Не ведая, что творим…

Господи, если ты есть, не суди меня строго за то, что я сейчас напишу. Потому что за правду карать нельзя, а говорить ее, как известно, легко и приятно.
Так вот. Я не верю в воскресение из мертвых как таковое, но очень люблю христосоваться с хорошенькими женщинами в тот день, когда оно, согласно библейским канонам, произошло. И вообще в этот день как-то особенно на душе.

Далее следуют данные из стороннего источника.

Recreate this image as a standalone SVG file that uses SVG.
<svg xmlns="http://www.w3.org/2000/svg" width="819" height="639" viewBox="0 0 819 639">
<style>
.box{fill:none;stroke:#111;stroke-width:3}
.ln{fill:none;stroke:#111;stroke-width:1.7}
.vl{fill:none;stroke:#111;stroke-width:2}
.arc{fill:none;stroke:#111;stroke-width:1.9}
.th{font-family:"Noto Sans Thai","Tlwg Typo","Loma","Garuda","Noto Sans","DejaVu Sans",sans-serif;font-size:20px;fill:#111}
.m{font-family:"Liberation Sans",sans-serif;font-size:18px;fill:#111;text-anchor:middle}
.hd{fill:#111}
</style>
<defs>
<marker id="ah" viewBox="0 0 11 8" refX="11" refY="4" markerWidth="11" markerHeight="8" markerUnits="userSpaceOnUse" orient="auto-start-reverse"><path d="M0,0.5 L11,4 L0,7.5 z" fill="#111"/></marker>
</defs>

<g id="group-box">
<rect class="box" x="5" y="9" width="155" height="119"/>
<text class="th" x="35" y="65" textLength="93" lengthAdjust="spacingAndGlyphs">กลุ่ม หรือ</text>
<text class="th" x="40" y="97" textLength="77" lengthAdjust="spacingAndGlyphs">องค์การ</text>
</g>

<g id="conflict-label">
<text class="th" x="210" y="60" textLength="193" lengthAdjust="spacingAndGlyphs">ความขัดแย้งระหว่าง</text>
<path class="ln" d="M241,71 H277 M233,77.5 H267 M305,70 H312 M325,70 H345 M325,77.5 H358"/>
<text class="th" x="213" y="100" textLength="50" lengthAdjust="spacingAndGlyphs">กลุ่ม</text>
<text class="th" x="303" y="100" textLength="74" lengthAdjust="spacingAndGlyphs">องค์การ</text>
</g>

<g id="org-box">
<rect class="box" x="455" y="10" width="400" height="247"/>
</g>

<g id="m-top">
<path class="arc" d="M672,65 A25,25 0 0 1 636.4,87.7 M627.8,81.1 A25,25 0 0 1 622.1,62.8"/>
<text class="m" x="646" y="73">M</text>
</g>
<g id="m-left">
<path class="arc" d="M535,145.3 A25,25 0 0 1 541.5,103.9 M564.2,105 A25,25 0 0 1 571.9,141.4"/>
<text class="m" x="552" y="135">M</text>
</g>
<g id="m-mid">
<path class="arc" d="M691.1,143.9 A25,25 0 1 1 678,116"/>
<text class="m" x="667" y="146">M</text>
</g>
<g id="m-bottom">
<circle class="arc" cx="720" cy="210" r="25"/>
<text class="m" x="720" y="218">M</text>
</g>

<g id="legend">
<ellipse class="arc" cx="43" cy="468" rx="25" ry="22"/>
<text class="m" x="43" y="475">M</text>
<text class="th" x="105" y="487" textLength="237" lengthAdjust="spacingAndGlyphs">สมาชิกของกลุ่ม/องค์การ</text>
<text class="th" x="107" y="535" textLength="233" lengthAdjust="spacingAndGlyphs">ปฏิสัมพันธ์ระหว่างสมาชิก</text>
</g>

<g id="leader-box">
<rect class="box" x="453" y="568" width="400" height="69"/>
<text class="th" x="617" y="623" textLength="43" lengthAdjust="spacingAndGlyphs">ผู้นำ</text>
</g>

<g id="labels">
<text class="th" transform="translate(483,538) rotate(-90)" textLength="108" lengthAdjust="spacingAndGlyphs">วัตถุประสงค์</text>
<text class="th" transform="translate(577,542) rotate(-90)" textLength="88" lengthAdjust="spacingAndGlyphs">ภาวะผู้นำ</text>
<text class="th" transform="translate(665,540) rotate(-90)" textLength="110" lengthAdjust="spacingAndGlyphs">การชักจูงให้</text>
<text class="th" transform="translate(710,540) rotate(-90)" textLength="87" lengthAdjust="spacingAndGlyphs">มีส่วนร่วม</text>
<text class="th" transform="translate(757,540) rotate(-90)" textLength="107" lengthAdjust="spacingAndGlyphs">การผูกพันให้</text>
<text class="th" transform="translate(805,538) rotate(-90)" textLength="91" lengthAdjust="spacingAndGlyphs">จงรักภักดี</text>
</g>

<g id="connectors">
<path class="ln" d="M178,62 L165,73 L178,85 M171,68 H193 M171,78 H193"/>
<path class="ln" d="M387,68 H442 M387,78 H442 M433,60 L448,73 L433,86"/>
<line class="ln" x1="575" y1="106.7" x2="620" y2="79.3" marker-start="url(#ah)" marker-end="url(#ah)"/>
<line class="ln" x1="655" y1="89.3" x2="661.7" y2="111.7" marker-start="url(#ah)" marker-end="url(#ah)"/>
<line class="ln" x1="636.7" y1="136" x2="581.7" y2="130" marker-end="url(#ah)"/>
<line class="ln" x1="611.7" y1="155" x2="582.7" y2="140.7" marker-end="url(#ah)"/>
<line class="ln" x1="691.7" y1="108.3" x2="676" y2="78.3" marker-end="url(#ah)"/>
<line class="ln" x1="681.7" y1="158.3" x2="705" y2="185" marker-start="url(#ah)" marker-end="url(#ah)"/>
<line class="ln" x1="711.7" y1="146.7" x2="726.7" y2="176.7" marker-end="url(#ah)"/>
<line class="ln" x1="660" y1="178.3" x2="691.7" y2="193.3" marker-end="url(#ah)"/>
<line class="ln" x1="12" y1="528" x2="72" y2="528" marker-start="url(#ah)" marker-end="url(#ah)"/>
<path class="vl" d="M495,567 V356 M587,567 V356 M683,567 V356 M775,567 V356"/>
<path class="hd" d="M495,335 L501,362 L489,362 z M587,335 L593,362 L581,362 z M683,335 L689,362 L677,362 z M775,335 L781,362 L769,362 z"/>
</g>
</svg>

Не верю я и в то, что некто в образе человеческом восседает на небесах и решает, куда наслать мор, а куда - глад. Но совершенно отчетливо, будучи в твердом уме и трезвой памяти, я знаю: кто-то на самом деле управляет моей судьбой. Потому что несколько раз в жизни я столь ясно и жестко ощутил это управление - словно коня твердой рукой поворотили в нужную кому-то сторону - что отпали всякие сомнения в существовании этого "кого-то".
Странные мы люди. Двадцать первый век на дворе, а мы покупаем или печем куличи с разноцветной присыпочкой, узорами раскрашиваем яйца, моем окна в "чистый четверг". И разговеться надо чем-нибудь вкусненьким, как будто и впрямь постились сорок дней. (Впрочем, я знаю людей, которые пост блюдут честно, без дураков). И ведь никто не учит и не заставляет, каким-то инстинктом сами знаем: скоро пасха. Что это - гены?

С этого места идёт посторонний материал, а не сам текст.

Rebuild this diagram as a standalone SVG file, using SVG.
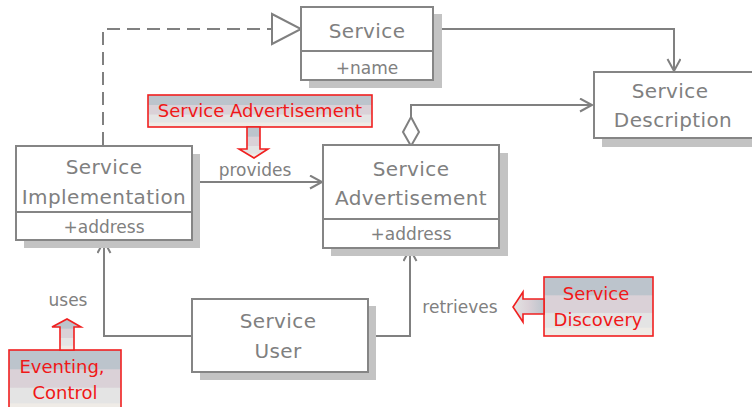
<svg xmlns="http://www.w3.org/2000/svg" width="752" height="407" viewBox="0 0 752 407">
<style>
.box{fill:#fff;stroke:#858585;stroke-width:2}
.sh{fill:#c3c3c3}
.t{font-family:"DejaVu Sans",Verdana,sans-serif;font-size:20px;letter-spacing:0.4px;fill:#808080;text-anchor:middle}
.a{font-family:"DejaVu Sans",Verdana,sans-serif;font-size:17px;fill:#808080;text-anchor:middle}
.c{font-family:"DejaVu Sans",Verdana,sans-serif;font-size:18px;fill:#f01818;text-anchor:middle}
.ln{fill:none;stroke:#808080;stroke-width:2}
.cb{fill:url(#g);stroke:#f02020;stroke-width:1.6}
</style>
<defs>
<linearGradient id="g" x1="0" y1="0" x2="0" y2="1">
<stop offset="0" stop-color="#bcc4cc"/>
<stop offset="0.3" stop-color="#bcc4cc"/>
<stop offset="0.32" stop-color="#dad1d7"/>
<stop offset="0.6" stop-color="#dad1d7"/>
<stop offset="0.62" stop-color="#e4e4e4"/>
<stop offset="0.85" stop-color="#e4e4e4"/>
<stop offset="0.87" stop-color="#efebe6"/>
<stop offset="1" stop-color="#efebe6"/>
</linearGradient>
<linearGradient id="gh" x1="0" y1="0" x2="1" y2="0">
<stop offset="0" stop-color="#e4e4e4"/>
<stop offset="0.5" stop-color="#dad1d7"/>
<stop offset="1" stop-color="#bcc4cc"/>
</linearGradient>
<marker id="arr" markerWidth="16" markerHeight="16" refX="13" refY="7" orient="auto" markerUnits="userSpaceOnUse">
<path d="M1,0.5 L13,7 L1,13.5" fill="none" stroke="#808080" stroke-width="2"/>
</marker>
</defs>

<g id="connectors">
<path class="ln" d="M103,145 V29 H272" stroke-dasharray="13,7"/>
<polygon points="272,14 301,29 272,44" fill="#fff" stroke="#808080" stroke-width="2"/>
<path class="ln" d="M433,29 H674 V71" marker-end="url(#arr)"/>
<path class="ln" d="M411,117 V105 H592" marker-end="url(#arr)"/>
<polygon points="411,117 419,132 411,146 403,132" fill="#fff" stroke="#808080" stroke-width="2"/>
<path class="ln" d="M192,182 H322" marker-end="url(#arr)"/>
<text class="a" x="255" y="176">provides</text>
<path class="ln" d="M192,336 H104 V241" marker-end="url(#arr)"/>
<text class="a" x="68" y="306">uses</text>
<path class="ln" d="M368,336 H410 V249" marker-end="url(#arr)"/>
<text class="a" x="460" y="313">retrieves</text>
</g>

<g id="service">
<rect class="sh" x="309" y="14" width="133" height="74"/>
<rect class="box" x="301" y="7" width="132" height="73"/>
<line x1="301" y1="51" x2="433" y2="51" stroke="#858585" stroke-width="2"/>
<text class="t" x="367" y="38">Service</text>
<text class="a" x="367" y="74">+name</text>
</g>

<g id="service-description">
<rect class="sh" x="602" y="80" width="160" height="67"/>
<rect class="box" x="594" y="72" width="170" height="66"/>
<text class="t" x="670" y="98">Service</text>
<text class="t" x="673" y="127">Description</text>
</g>

<g id="service-implementation">
<rect class="sh" x="24" y="154" width="176" height="94"/>
<rect class="box" x="16" y="146" width="176" height="94"/>
<line x1="16" y1="212" x2="192" y2="212" stroke="#858585" stroke-width="2"/>
<text class="t" x="104" y="174">Service</text>
<text class="t" x="104" y="204">Implementation</text>
<text class="a" x="104" y="233">+address</text>
</g>

<g id="service-advertisement">
<rect class="sh" x="331" y="153" width="177" height="103"/>
<rect class="box" x="323" y="145" width="176" height="103"/>
<line x1="323" y1="219" x2="499" y2="219" stroke="#858585" stroke-width="2"/>
<text class="t" x="411" y="176">Service</text>
<text class="t" x="411" y="205">Advertisement</text>
<text class="a" x="411" y="240">+address</text>
</g>

<g id="service-user">
<rect class="sh" x="200" y="306" width="176" height="74"/>
<rect class="box" x="192" y="299" width="176" height="73"/>
<text class="t" x="278" y="328">Service</text>
<text class="t" x="278" y="358">User</text>
</g>

<g id="callout-advertisement">
<rect class="cb" x="148" y="95" width="224" height="32"/>
<polygon class="cb" points="247,127 260,127 260,149 268,149 254,158 239,149 247,149"/>
<text class="c" x="260" y="117">Service Advertisement</text>
</g>

<g id="callout-eventing">
<rect class="cb" x="9" y="350" width="112" height="62"/>
<polygon class="cb" points="60,350 74,350 74,327 81,327 67,319 52,327 60,327"/>
<text class="c" x="62" y="373">Eventing,</text>
<text class="c" x="65" y="399">Control</text>
</g>

<g id="callout-discovery">
<rect class="cb" x="544" y="277" width="109" height="59"/>
<polygon points="544,299 523,299 523,292 513,307 523,322 523,314 544,314" fill="url(#gh)" stroke="#f02020" stroke-width="1.6"/>
<text class="c" x="596" y="300">Service</text>
<text class="c" x="598" y="326">Discovery</text>
</g>
</svg>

Моя неграмотная бабушка, в крестьянской мудрости которой я убеждаюсь всю свою взрослую жизнь, в Бога верила. А в церковь не ходила - не любила попов и все эти помпезные штуки с золотыми ризами, песнопениями и целованием рук. У нас в доме даже иконы не было, но я знаю, что она молилась - за сыновей своих, убитых на войне и оставшихся в живых, за их жен, за нас, малолетних обалдуев.
Родители же мои были атеистами, особенно отец, который никак не мог простить всевышнему установления советской власти. Мама происходила родом из кронштадтской семьи ярого коммуниста - военного моряка и тихой научной сотрудницы. Поскольку та моя бабушка умерла в ленинградскую блокаду, о степени ее религиозности мне ничего неизвестно. Не говорили мы никогда и с мамой об этом. Но за несколько дней до смерти она, уже не встававшая с постели, сказала: "Может, мне покреститься?" Я отшутился тогда: мол, если что, бог и так разберется, кто из нас какой человек. А теперь не могу себе этого простить… Все время думаю: может, ей было бы легче…
Так что пойми, господи: она, моя голубушка, не виновата, что у меня такой шурум-бурум в голове и в сознании. Одно знаю твердо - души хороших людей не должны страдать. И за это я выпью контрабандного кагора в светлое воскресенье, и пусть меня услышат.